Schiff became even more of a lightning rod as leader of the first impeachment inquiry into Trump. He presided over hearings that examined whether Trump tried to pressure the president of Ukraine to open an investigation into his potential rival Joe Biden in exchange for military aid. Trump was impeached by the Democratic-led House but was acquitted in the Senate.
A top ally of then-Speaker Nancy Pelosi (D-San Francisco), Schiff reportedly considered following in her footsteps in a House Democratic leadership role. He ultimately decided to focus on a bid for the Senate instead.
His congressional workload may lighten considerably this term. House Speaker Kevin McCarthy (R-Bakersfield) removed him this week from the Intelligence Committee, alleging that Schiff had lied about whether he knew the whistleblower whose complaint led to Trump's first impeachment. (A Washington Post fact-check disputed McCarthy's accusation.)

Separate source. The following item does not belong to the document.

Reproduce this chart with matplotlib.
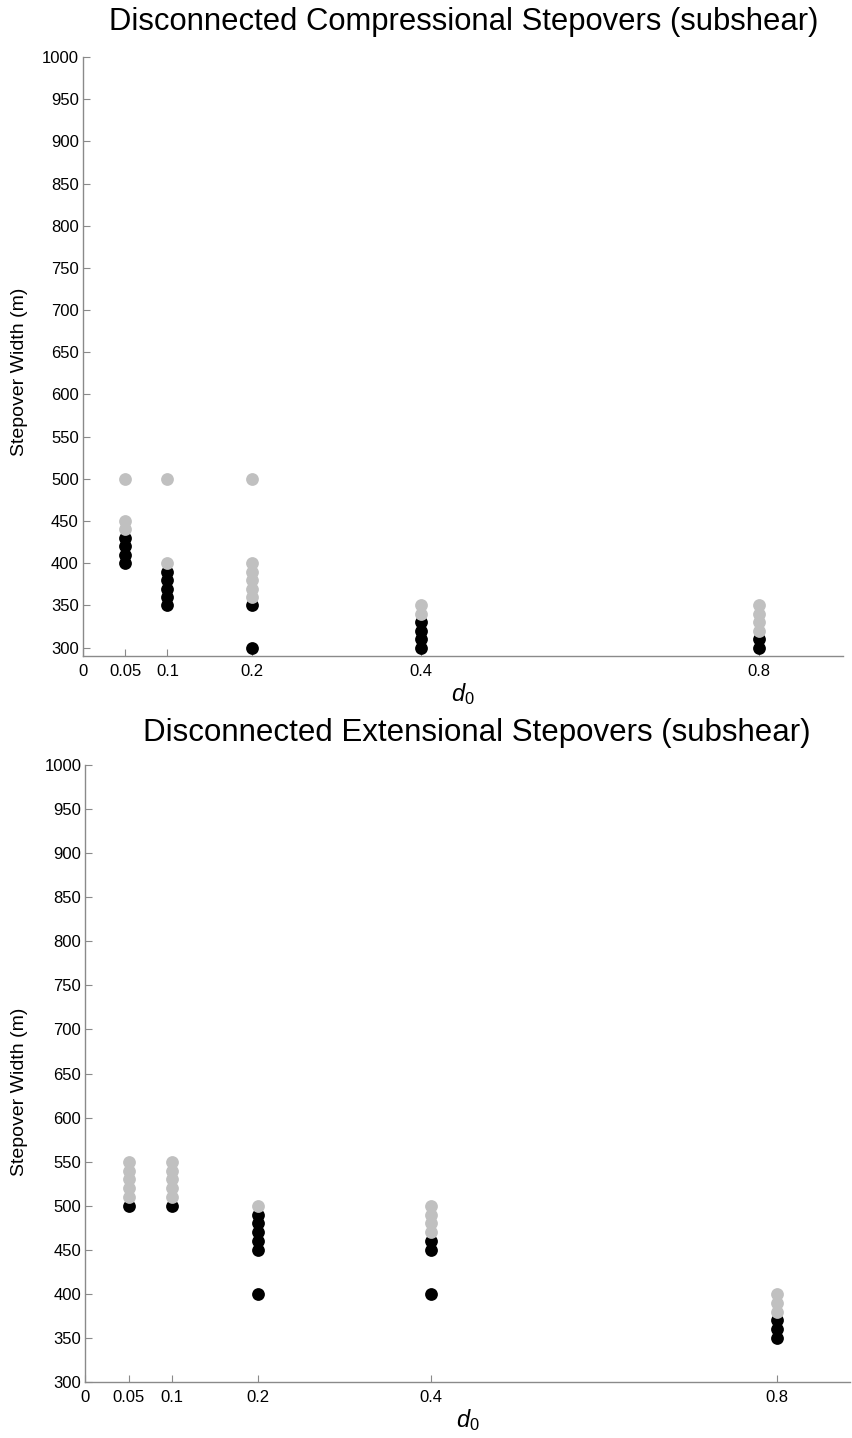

McCarthy, explaining his actions in a letter, said the Intelligence Committee under Schiff's chairmanship "severely undermined its primary national security and oversight missions — ultimately leaving our nation less safe."
McCarthy's removal of Schiff as well as Rep. Eric Swalwell (D-Dublin) from the committee appeared to be in retaliation for Democrats leading the bipartisan effort to strip assignments from Reps. Marjorie Taylor Greene (R-Ga.) and Paul Gosar (R-Ariz.) for making incendiary comments including threats against their colleagues.
Schiff denounced the move as "destructive of the institution" of the intelligence panel. But he appeared to relish the chance to needle his fellow Californian, charging that McCarthy was more inclined to help the far-right flank of the Republican Party than his own state.
"There will certainly be a form of cosmic justice," Schiff said, "when I become Kevin McCarthy's home-state senator."